This interpretation is further bolstered by comparing the Jonathan and David relationship to that of Shechem and Dinah in Gen 34, where the Hevite prince falls madly in love with Jacob’s daughter (underexpressed in the Hebrew, as usual, with “was drawn to,” v. 3, NRSV). Here we have exactly the same language as appears in 1 Sam 18:1,3 and 19:1, used in Hebrew to describe erotic passion which has led to sexual union – including “loved” (aheb), “heart” (nephesh) and “delighted [in]” (kephes) (34:3,8,19, NRSV), as well as the idea of “longs [for]” (kasaph, v. 8; J. Green: “bound [to]”), although 1 Sam 18:1 uses a different verb for this (qashar).

In 1 Sam 18, Jonathan and David lived together in the capital city a number of months, perhaps up to a year, as David masters the arts of sword and bow (Jonathan at his side), gains real-life experience on the battlefield, and leads Israel’s army to many glorious victories (18:16,27,30; 9:8).

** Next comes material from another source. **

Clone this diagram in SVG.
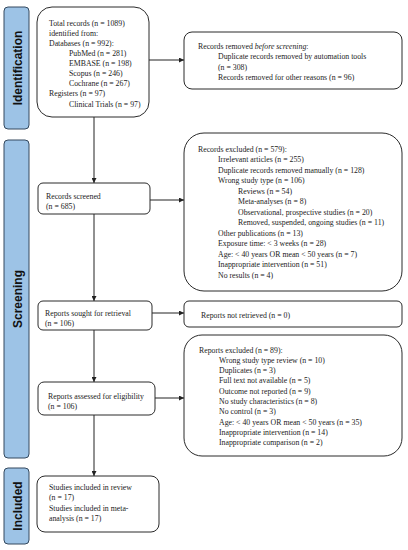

However, in chs. 19-20 time rapidly speeds up. As Saul’s jealousy and rage toward David intensify, he hides his murderous attempts from Jonathan, while David’s life becomes one of terror, trying to keep one step ahead of Saul and his henchmen.

Then, at a New Moon festival celebrated at court, Saul asked Jonathan why David was absent; and the prince explained that David had asked leave to join his family for an annual sacrifice in Bethlehem (20:6,27-29). “Then Saul’s anger was kindled against Jonathan. He said to him, ‘You son of a perverse, rebellious woman! Do I not know that you have chosen [bachar] the son of Jesse to your own shame [bosheth], and to the shame [bosheth] of your mother’s nakedness [‘erwa]? For as long as the son of Jesse lives upon the earth, neither you nor your kingdom shall be established. Now send and bring him to me, for he shall surely die.’” (1 Sam 20:30-31, NRSV). Then the enraged king hurled his spear straight at Jonathan, who jumped and fled in anger from the king’s table, realizing, at last, what a dangerous and deadly position David was in related to his father.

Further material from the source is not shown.